* [Given problem] Without copying any pictures, restate exactly the lines from the start of the records through the line containing "import * as".

* [Records shown]
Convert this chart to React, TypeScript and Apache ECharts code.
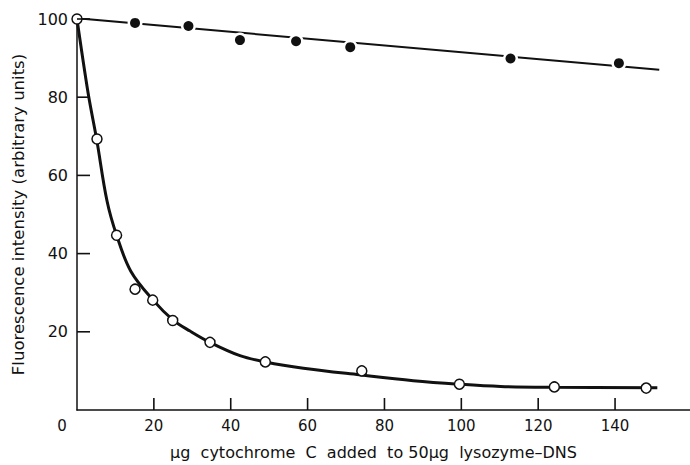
import React, { useEffect, useRef } from "react";
import * as echarts from "echarts";

// Filled circles (upper series)
const filledX = [15.1, 29.0, 42.4, 57.0, 71.1, 112.8, 141.0];
const filledY = [99.0, 98.2, 94.6, 94.3, 92.8, 89.9, 88.7];
// Straight fitted line through filled points (end points)
const lineX = [0, 151.5];
const lineY = [100.2, 87.0];

// Open circles (lower series)
const openX = [0, 5.2, 10.3, 15.1, 19.7, 24.9, 34.6, 49.0, 74.1, 99.5, 124.2, 148.1];
const openY = [100, 69.3, 44.7, 30.9, 28.1, 22.9, 17.3, 12.3, 10.0, 6.6, 5.9, 5.6];
// Hand-drawn curve through open circles
const curveX = [0, 2.9, 5.1, 7.8, 10.3, 14, 19.8, 25, 29.4, 34.6, 42.4, 49, 58.9, 73.5, 87.5, 99.3, 110.2, 124, 151];
const curveY = [100, 81, 69.3, 53.5, 44.7, 35.5, 28.1, 23, 20.2, 17.3, 13.9, 12.3, 10.7, 9.0, 7.5, 6.6, 6.0, 5.8, 5.7];

const xTicks = [0, 20, 40, 60, 80, 100, 120, 140];
const yTicks = [0, 20, 40, 60, 80, 100];

const xName = "\u03bcg  cytochrome  C  added  to 50\u03bcg  lysozyme\u2013DNS";
const yName = "Fluorescence intensity (arbitrary units)";

const zip = (a: number[], b: number[]) => a.map((v, i) => [v, b[i]]);

const X_MAX = 159.5;

export default function App() {
  const ref = useRef<HTMLDivElement>(null);
  useEffect(() => {
    if (!ref.current) return;
    const chart = echarts.init(ref.current, null, { renderer: "svg" });
    const font = "DejaVu Sans";
    const ink = "#111";
    const tickData = [
      ...xTicks.filter((v) => v > 0).map((v) => [v, 0, 0]),
      ...yTicks.filter((v) => v > 0).map((v) => [0, v, 1]),
    ];
    chart.setOption({
      animation: false,
      backgroundColor: "#fff",
      grid: { left: 77, right: 0, top: 19, bottom: 54, containLabel: false },
      xAxis: {
        type: "value",
        min: 0,
        max: X_MAX,
        interval: 20,
        splitLine: { show: false },
        axisLine: { show: true, onZero: false, lineStyle: { color: ink, width: 1.5 } },
        axisTick: { show: false },
        axisLabel: {
          show: true,
          color: ink,
          fontFamily: font,
          fontSize: 15,
          margin: 8,
          showMaxLabel: false,
          formatter: (v: number) => (xTicks.includes(v) ? (v === 0 ? "{z|0}" : String(v)) : ""),
          rich: { z: { padding: [0, 30, 0, 0], fontFamily: font, fontSize: 15, color: ink } },
        },
        name: xName,
        nameLocation: "middle",
        nameGap: 34,
        nameTextStyle: { color: ink, fontFamily: font, fontSize: 16, padding: [0, 20, 0, 0] },
      },
      yAxis: {
        type: "value",
        min: 0,
        max: 100,
        interval: 20,
        splitLine: { show: false },
        axisLine: { show: true, onZero: false, lineStyle: { color: ink, width: 1.5 } },
        axisTick: { show: false },
        axisLabel: {
          show: true,
          color: ink,
          fontFamily: font,
          fontSize: 16,
          margin: 9,
          formatter: (v: number) => (v === 0 || !yTicks.includes(v) ? "" : String(v)),
        },
        name: yName,
        nameLocation: "middle",
        nameGap: 50,
        nameTextStyle: { color: ink, fontFamily: font, fontSize: 16.5 },
      },
      series: [
        {
          // inward tick marks on both axes
          type: "custom",
          dimensions: ["x", "y", "kind"],
          data: tickData,
          encode: { x: 0, y: 1 },
          clip: false,
          silent: true,
          z: 6,
          renderItem: (_params: any, api: any) => {
            const p = api.coord([api.value(0), api.value(1)]);
            const isX = api.value(2) === 0;
            return {
              type: "line",
              shape: isX
                ? { x1: p[0], y1: p[1], x2: p[0], y2: p[1] - 12 }
                : { x1: p[0], y1: p[1], x2: p[0] + 13, y2: p[1] },
              style: { stroke: ink, lineWidth: 1.6 },
            };
          },
        },
        {
          type: "line",
          data: zip(lineX, lineY),
          symbol: "none",
          lineStyle: { color: ink, width: 2 },
          z: 2,
        },
        {
          type: "scatter",
          data: zip(filledX, filledY),
          symbol: "circle",
          symbolSize: 15,
          itemStyle: { color: "#fff", opacity: 1 },
          z: 3,
        },
        {
          type: "scatter",
          data: zip(filledX, filledY),
          symbol: "circle",
          symbolSize: 10,
          itemStyle: { color: ink, opacity: 1 },
          z: 4,
        },
        {
          type: "line",
          data: zip(curveX, curveY),
          symbol: "none",
          smooth: 0.35,
          lineStyle: { color: ink, width: 3 },
          z: 2,
        },
        {
          type: "scatter",
          data: zip(openX, openY),
          symbol: "circle",
          symbolSize: 10,
          itemStyle: { color: "#fff", borderColor: ink, borderWidth: 1.5, opacity: 1 },
          z: 5,
        },
      ],
    });
    return () => chart.dispose();
  }, []);
  return (
    <div
      ref={ref}
      style={{ position: "fixed", left: 0, top: 0, width: 690, height: 465, background: "#fff" }}
    />
  );
}
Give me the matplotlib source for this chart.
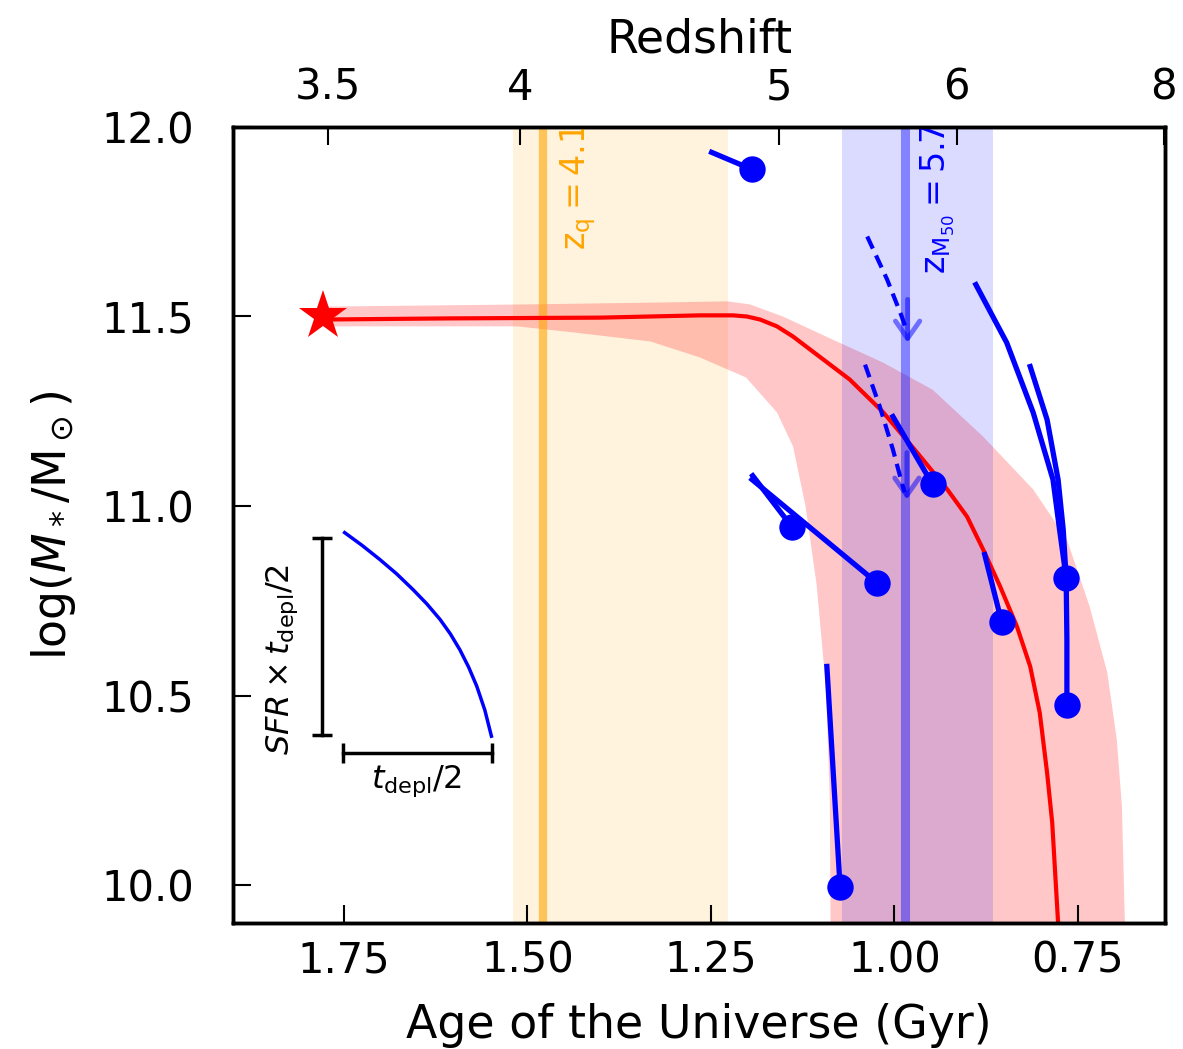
"""
Stellar-mass growth tracks against cosmic age, with the redshift scale on top.
"""

import numpy as np
import matplotlib
matplotlib.use("Agg")
import matplotlib.pyplot as plt

# axes ticks
AGE_TICKS  = [1.75, 1.50, 1.25, 1.00, 0.75]
LOGM_TICKS = [10.0, 10.5, 11.0, 11.5, 12.0]
Z_LABELS   = ["3.5", "4", "5", "6", "8"]
Z_AGES     = [1.772, 1.510, 1.157, 0.915, 0.633]

# descendant (star) and the median growth track leading to it
STAR_AGE, STAR_LOGM = 1.779, 11.50
track_age  = [1.779, 1.606, 1.401, 1.265, 1.220, 1.201, 1.183, 1.160, 1.138, 1.106, 1.061,
              1.016, 0.969, 0.928, 0.901, 0.879, 0.856, 0.833, 0.815, 0.802, 0.792,
              0.785, 0.781, 0.777]
track_logm = [11.492, 11.495, 11.497, 11.503, 11.503, 11.500, 11.492, 11.474, 11.447, 11.400, 11.334,
              11.249, 11.141, 11.044, 10.972, 10.885, 10.788, 10.682, 10.577, 10.455, 10.297,
              10.165, 10.033, 9.901]

# spread of the growth track
band_up_age  = [1.779, 1.497, 1.315, 1.228, 1.197, 1.152, 1.084, 1.016, 0.948, 0.879,
                0.811, 0.765, 0.734, 0.710, 0.697, 0.690, 0.686]
band_up_logm = [11.526, 11.532, 11.537, 11.540, 11.532, 11.500, 11.439, 11.379, 11.307, 11.183,
                11.044, 10.912, 10.735, 10.561, 10.384, 10.207, 9.90]
band_lo_age  = [1.779, 1.514, 1.437, 1.332, 1.265, 1.202, 1.160, 1.138, 1.121, 1.106,
                1.093, 1.088, 1.087]
band_lo_logm = [11.474, 11.474, 11.458, 11.434, 11.392, 11.339, 11.247, 11.157, 10.999, 10.793,
                10.516, 10.226, 9.90]

# quenching epoch and epoch of half-mass assembly
ZQ_AGE, ZQ_LO, ZQ_HI = 1.479, 1.520, 1.227
ZM_AGE, ZM_LO, ZM_HI = 0.986, 1.071, 0.866

# observed progenitors and their growth tracks
gal_age  = [1.194, 0.948, 1.140, 1.024, 1.074, 0.854, 0.766, 0.765]
gal_logm = [11.888, 11.057, 10.946, 10.798, 9.996, 10.695, 10.811, 10.476]
tracks = [
    ([1.249, 1.194], [11.933, 11.888]),
    ([1.002, 0.948], [11.236, 11.057]),
    ([1.193, 1.140], [11.080, 10.946]),
    ([1.194, 1.024], [11.070, 10.798]),
    ([1.092, 1.074], [10.577, 9.996]),
    ([0.877, 0.854], [10.872, 10.695]),
    ([0.889, 0.847, 0.811, 0.784, 0.775, 0.766],
     [11.584, 11.431, 11.247, 11.070, 10.938, 10.811]),
    ([0.815, 0.792, 0.777, 0.770, 0.766, 0.765, 0.765],
     [11.368, 11.228, 11.070, 10.938, 10.811, 10.648, 10.476]),
]

# upper limits (dashed) with their arrows
dashed = [
    ([1.037, 1.010, 0.990, 0.984], [11.711, 11.598, 11.500, 11.466]),
    ([1.040, 1.020, 1.002, 0.990, 0.986], [11.373, 11.263, 11.149, 11.062, 11.036]),
]
arrows = [((0.982, 11.545), (0.982, 11.431)),
          ((0.983, 11.141), (0.983, 11.017))]

# scale key: one track over t_depl/2
key_age  = [1.749, 1.725, 1.701, 1.678, 1.656, 1.637, 1.619, 1.605, 1.592, 1.580, 1.569, 1.558, 1.549]
key_logm = [10.930, 10.896, 10.859, 10.821, 10.780, 10.742, 10.701, 10.663, 10.621, 10.575,
            10.525, 10.462, 10.393]
KEY_VBAR = (1.780, 10.397, 10.917)
KEY_HBAR = (10.350, 1.751, 1.548)


fig = plt.figure(figsize=(11.83, 10.49), dpi=100)
ax = fig.add_axes([0.197, 0.120, 0.788, 0.759])

ax.axvspan(ZQ_LO, ZQ_HI, color="orange", alpha=0.13, lw=0)
ax.axvline(ZQ_AGE, color="orange", alpha=0.6, lw=6)

ax.fill(np.r_[band_up_age, band_lo_age[::-1]], np.r_[band_up_logm, band_lo_logm[::-1]],
        color="red", alpha=0.22, lw=0)

ax.axvspan(ZM_LO, ZM_HI, color="blue", alpha=0.14, lw=0)
ax.axvline(ZM_AGE, color="blue", alpha=0.4, lw=6.5)

ax.plot(track_age, track_logm, color="red", lw=3)
ax.plot(STAR_AGE, STAR_LOGM, marker="*", ms=37, color="red", mew=0, zorder=5)

for a, m in tracks:
    ax.plot(a, m, color="blue", lw=3.8)
for a, m in dashed:
    ax.plot(a, m, color="blue", lw=3, ls=(0, (3.2, 1.8)))
for start, tip in arrows:
    ax.annotate("", xy=tip, xytext=start,
                arrowprops=dict(arrowstyle="->,head_length=0.5,head_width=0.35",
                                color="blue", alpha=0.5, lw=3.5,
                                shrinkA=0, shrinkB=0, mutation_scale=25))
ax.plot(gal_age, gal_logm, "o", color="blue", ms=19, mew=0, zorder=4)

# key in the lower left
ax.plot(key_age, key_logm, color="blue", lw=2.5)
x, y0, y1 = KEY_VBAR
ax.plot([x, x], [y0, y1], color="k", lw=2.5, marker="_", ms=14, mew=2.5)
y, x0, x1 = KEY_HBAR
ax.plot([x0, x1], [y, y], color="k", lw=2.5, marker="|", ms=14, mew=2.5)
ax.text(1.834, 10.595, r"$SFR\times t_{\rm depl}/2$", rotation=90,
        ha="center", va="center", fontsize=23)
ax.text(1.651, 10.275, r"$t_{\rm depl}/2$", ha="center", va="center", fontsize=23)

ax.text(1.431, 12.01, r"$\mathrm{z_q = 4.1}$", rotation=90, color="orange",
        ha="center", va="top", fontsize=24, clip_on=True)
ax.text(0.941, 12.01, r"$\mathrm{z_{M_{50}} = 5.7}$", rotation=90, color="blue",
        ha="center", va="top", fontsize=24, clip_on=True)

ax.set_xlim(1.901, 0.631)
ax.set_ylim(9.90, 12.0)
ax.set_xticks(AGE_TICKS)
ax.set_xticklabels([f"{a:.2f}" for a in AGE_TICKS])
ax.set_yticks(LOGM_TICKS)
ax.set_yticklabels([f"{m:.1f}" for m in LOGM_TICKS])
ax.tick_params(direction="in", length=13, width=1.5, labelsize=30)
ax.tick_params(axis="x", pad=12)
ax.tick_params(axis="y", pad=28)
ax.set_xlabel("Age of the Universe (Gyr)", fontsize=33, labelpad=15)
ax.set_ylabel(r"$\log(M_*/\mathrm{M}_\odot)$", fontsize=33, labelpad=17)

axt = ax.twiny()
axt.set_xlim(ax.get_xlim())
axt.set_xticks(Z_AGES)
axt.set_xticklabels(Z_LABELS)
axt.tick_params(direction="in", length=13, width=1.5, labelsize=30, pad=13)
axt.set_xlabel("Redshift", fontsize=33, labelpad=10)

for a in (ax, axt):
    for s in a.spines.values():
        s.set_linewidth(2.5)

fig.savefig("out.png", dpi=100)
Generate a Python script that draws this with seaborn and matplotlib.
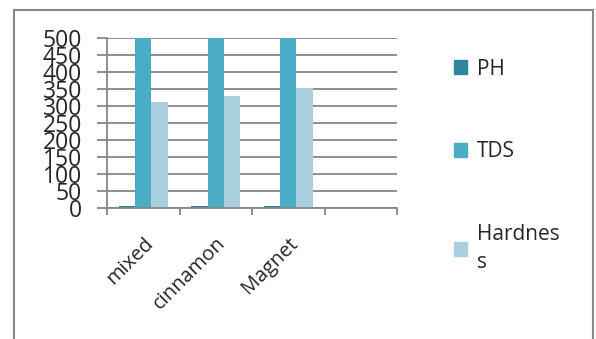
import matplotlib
matplotlib.use("Agg")
import matplotlib.pyplot as plt
import matplotlib.patches as mpatches
import matplotlib.transforms as mtransforms
import seaborn as sns
import pandas as pd
import numpy as np

categories = ["mixed", "cinnamon", "Magnet", ""]
series = ["PH", "TDS", "Hardness"]
ph = [7, 7, 7]
tds = [500, 500, 500]
hardness = [312, 330, 353]
y_ticks = [0, 50, 100, 150, 200, 250, 300, 350, 400, 450, 500]
legend_labels = ["PH", "TDS", "Hardnes\ns"]
colors = ["#31859C", "#4BACC6", "#A9CFDC"]

rows = []
for i, c in enumerate(categories[:3]):
    rows.append((c, "PH", ph[i]))
    rows.append((c, "TDS", tds[i]))
    rows.append((c, "Hardness", hardness[i]))
df = pd.DataFrame(rows, columns=["cat", "series", "value"])

sns.set_style("white")
plt.rcParams["font.family"] = ["Open Sans", "DejaVu Sans"]

fig = plt.figure(figsize=(5.96, 3.39), dpi=100)
ax = fig.add_axes([107/596, 1-208.3/339, 290/596, 170.6/339])

sns.barplot(data=df, x="cat", y="value", hue="series", order=categories,
            hue_order=series, palette=colors, width=0.67, gap=0,
            saturation=1, ax=ax, legend=False, linewidth=0)

ax.set_xlim(-0.5, 3.5)
ax.set_ylim(0, 500)
ax.set_yticks(y_ticks)
ax.set_yticklabels([str(v) for v in y_ticks], fontsize=16.5)
ax.yaxis.grid(True, color="#868686", linewidth=1.3)
ax.set_axisbelow(True)
ax.tick_params(axis="y", length=7, width=1.3, color="#868686", pad=11, left=True)
ax.set_xlabel("")
ax.set_ylabel("")

# category labels at centers, ticks at boundaries
ax.set_xticks(range(4))
ax.set_xticklabels(categories, rotation=45, ha="right", va="top",
                   rotation_mode="anchor", fontsize=14.5)
ax.tick_params(axis="x", length=0, pad=18)
offset = mtransforms.ScaledTranslation(0/100, 0, fig.dpi_scale_trans)
for lab in ax.get_xticklabels():
    lab.set_transform(lab.get_transform() + offset)
ax.set_xticks(np.arange(-0.5, 4.0, 1.0), minor=True)
ax.tick_params(axis="x", which="minor", length=5, width=1.3, color="#868686", bottom=True)

for s in ["top", "right"]:
    ax.spines[s].set_visible(False)
for s in ["left", "bottom"]:
    ax.spines[s].set_color("#868686")
    ax.spines[s].set_linewidth(1.3)

handles = [mpatches.Patch(color=c) for c in colors]
leg = fig.legend(handles, legend_labels, loc="upper left",
                 bbox_to_anchor=(435/596, 1-40/339), frameon=False,
                 fontsize=15, handlelength=0.65, handleheight=0.65,
                 handletextpad=0.45, labelspacing=2.95)
for t in leg.get_texts():
    t.set_linespacing(1.45)

frame = mpatches.Rectangle((14/596, -0.1), (593-14)/596, 1.1-10/339 + 0.0,
                           transform=fig.transFigure, fill=False,
                           edgecolor="#888888", linewidth=1.5, clip_on=False)
fig.patches.append(frame)

fig.savefig("out.png", dpi=100)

* [Solution to this problem]
Convert this chart to React, TypeScript and Apache ECharts code.
import React, { useEffect, useRef } from "react";
import * as echarts from "echarts";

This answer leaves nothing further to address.